> _The problem_
Set down the data below without change, skipping the pictures it holds.

> _Stored data_
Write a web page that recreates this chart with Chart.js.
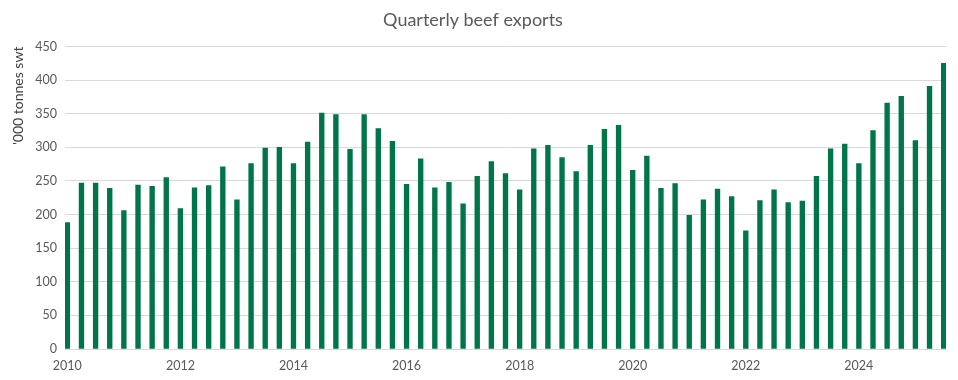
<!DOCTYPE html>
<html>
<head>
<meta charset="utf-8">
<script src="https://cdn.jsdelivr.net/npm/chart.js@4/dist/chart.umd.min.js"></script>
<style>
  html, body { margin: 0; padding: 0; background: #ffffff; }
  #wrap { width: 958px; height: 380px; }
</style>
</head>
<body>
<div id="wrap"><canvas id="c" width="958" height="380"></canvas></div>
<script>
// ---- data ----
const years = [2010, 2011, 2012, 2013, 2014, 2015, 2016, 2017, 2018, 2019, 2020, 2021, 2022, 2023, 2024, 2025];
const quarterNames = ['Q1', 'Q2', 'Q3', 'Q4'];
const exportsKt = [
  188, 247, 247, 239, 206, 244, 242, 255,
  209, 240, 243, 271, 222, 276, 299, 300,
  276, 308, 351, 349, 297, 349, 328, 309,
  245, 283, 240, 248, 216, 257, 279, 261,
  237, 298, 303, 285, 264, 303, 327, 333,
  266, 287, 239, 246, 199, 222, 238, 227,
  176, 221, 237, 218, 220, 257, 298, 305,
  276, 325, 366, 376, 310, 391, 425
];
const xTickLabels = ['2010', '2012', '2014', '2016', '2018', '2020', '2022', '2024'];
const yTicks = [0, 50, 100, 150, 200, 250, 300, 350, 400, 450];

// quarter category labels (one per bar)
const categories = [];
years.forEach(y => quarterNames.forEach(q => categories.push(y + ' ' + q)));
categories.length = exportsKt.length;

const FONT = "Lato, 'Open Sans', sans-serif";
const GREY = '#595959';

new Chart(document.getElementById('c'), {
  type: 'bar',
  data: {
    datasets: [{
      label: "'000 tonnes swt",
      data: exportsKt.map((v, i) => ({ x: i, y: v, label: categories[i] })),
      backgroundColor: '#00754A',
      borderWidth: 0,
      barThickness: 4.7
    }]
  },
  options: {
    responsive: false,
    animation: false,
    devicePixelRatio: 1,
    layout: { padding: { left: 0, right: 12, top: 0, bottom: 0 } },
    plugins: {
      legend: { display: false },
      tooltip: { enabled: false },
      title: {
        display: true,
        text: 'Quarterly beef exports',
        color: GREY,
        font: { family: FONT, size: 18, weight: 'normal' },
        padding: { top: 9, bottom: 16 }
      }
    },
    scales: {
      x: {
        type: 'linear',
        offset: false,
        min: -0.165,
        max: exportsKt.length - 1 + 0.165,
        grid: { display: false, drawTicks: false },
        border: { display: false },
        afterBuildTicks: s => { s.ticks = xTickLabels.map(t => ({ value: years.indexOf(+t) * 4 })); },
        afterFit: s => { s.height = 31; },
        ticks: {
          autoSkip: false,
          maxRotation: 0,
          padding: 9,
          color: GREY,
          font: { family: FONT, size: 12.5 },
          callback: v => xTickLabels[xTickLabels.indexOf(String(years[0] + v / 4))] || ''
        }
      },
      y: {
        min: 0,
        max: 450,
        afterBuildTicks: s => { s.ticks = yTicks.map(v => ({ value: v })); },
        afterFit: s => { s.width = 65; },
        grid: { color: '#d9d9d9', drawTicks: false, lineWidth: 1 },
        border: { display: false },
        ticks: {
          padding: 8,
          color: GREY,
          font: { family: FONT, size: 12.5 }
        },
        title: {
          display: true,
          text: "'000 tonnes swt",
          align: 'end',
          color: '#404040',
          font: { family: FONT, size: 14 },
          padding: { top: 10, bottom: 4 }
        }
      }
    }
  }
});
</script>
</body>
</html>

> _Task result_
Write a web page that recreates this chart with Chart.js.
<!DOCTYPE html>
<html>
<head>
<meta charset="utf-8">
<script src="https://cdn.jsdelivr.net/npm/chart.js@4/dist/chart.umd.min.js"></script>
<style>
  html, body { margin: 0; padding: 0; background: #ffffff; }
  #wrap { width: 958px; height: 380px; }
</style>
</head>
<body>
<div id="wrap"><canvas id="c" width="958" height="380"></canvas></div>
<script>
// ---- data ----
const years = [2010, 2011, 2012, 2013, 2014, 2015, 2016, 2017, 2018, 2019, 2020, 2021, 2022, 2023, 2024, 2025];
const quarterNames = ['Q1', 'Q2', 'Q3', 'Q4'];
const exportsKt = [
  188, 247, 247, 239, 206, 244, 242, 255,
  209, 240, 243, 271, 222, 276, 299, 300,
  276, 308, 351, 349, 297, 349, 328, 309,
  245, 283, 240, 248, 216, 257, 279, 261,
  237, 298, 303, 285, 264, 303, 327, 333,
  266, 287, 239, 246, 199, 222, 238, 227,
  176, 221, 237, 218, 220, 257, 298, 305,
  276, 325, 366, 376, 310, 391, 425
];
const xTickLabels = ['2010', '2012', '2014', '2016', '2018', '2020', '2022', '2024'];
const yTicks = [0, 50, 100, 150, 200, 250, 300, 350, 400, 450];

// quarter category labels (one per bar)
const categories = [];
years.forEach(y => quarterNames.forEach(q => categories.push(y + ' ' + q)));
categories.length = exportsKt.length;

const FONT = "Lato, 'Open Sans', sans-serif";
const GREY = '#595959';

new Chart(document.getElementById('c'), {
  type: 'bar',
  data: {
    datasets: [{
      label: "'000 tonnes swt",
      data: exportsKt.map((v, i) => ({ x: i, y: v, label: categories[i] })),
      backgroundColor: '#00754A',
      borderWidth: 0,
      barThickness: 4.7
    }]
  },
  options: {
    responsive: false,
    animation: false,
    devicePixelRatio: 1,
    layout: { padding: { left: 0, right: 12, top: 0, bottom: 0 } },
    plugins: {
      legend: { display: false },
      tooltip: { enabled: false },
      title: {
        display: true,
        text: 'Quarterly beef exports',
        color: GREY,
        font: { family: FONT, size: 18, weight: 'normal' },
        padding: { top: 9, bottom: 16 }
      }
    },
    scales: {
      x: {
        type: 'linear',
        offset: false,
        min: -0.165,
        max: exportsKt.length - 1 + 0.165,
        grid: { display: false, drawTicks: false },
        border: { display: false },
        afterBuildTicks: s => { s.ticks = xTickLabels.map(t => ({ value: years.indexOf(+t) * 4 })); },
        afterFit: s => { s.height = 31; },
        ticks: {
          autoSkip: false,
          maxRotation: 0,
          padding: 9,
          color: GREY,
          font: { family: FONT, size: 12.5 },
          callback: v => xTickLabels[xTickLabels.indexOf(String(years[0] + v / 4))] || ''
        }
      },
      y: {
        min: 0,
        max: 450,
        afterBuildTicks: s => { s.ticks = yTicks.map(v => ({ value: v })); },
        afterFit: s => { s.width = 65; },
        grid: { color: '#d9d9d9', drawTicks: false, lineWidth: 1 },
        border: { display: false },
        ticks: {
          padding: 8,
          color: GREY,
          font: { family: FONT, size: 12.5 }
        },
        title: {
          display: true,
          text: "'000 tonnes swt",
          align: 'end',
          color: '#404040',
          font: { family: FONT, size: 14 },
          padding: { top: 10, bottom: 4 }
        }
      }
    }
  }
});
</script>
</body>
</html>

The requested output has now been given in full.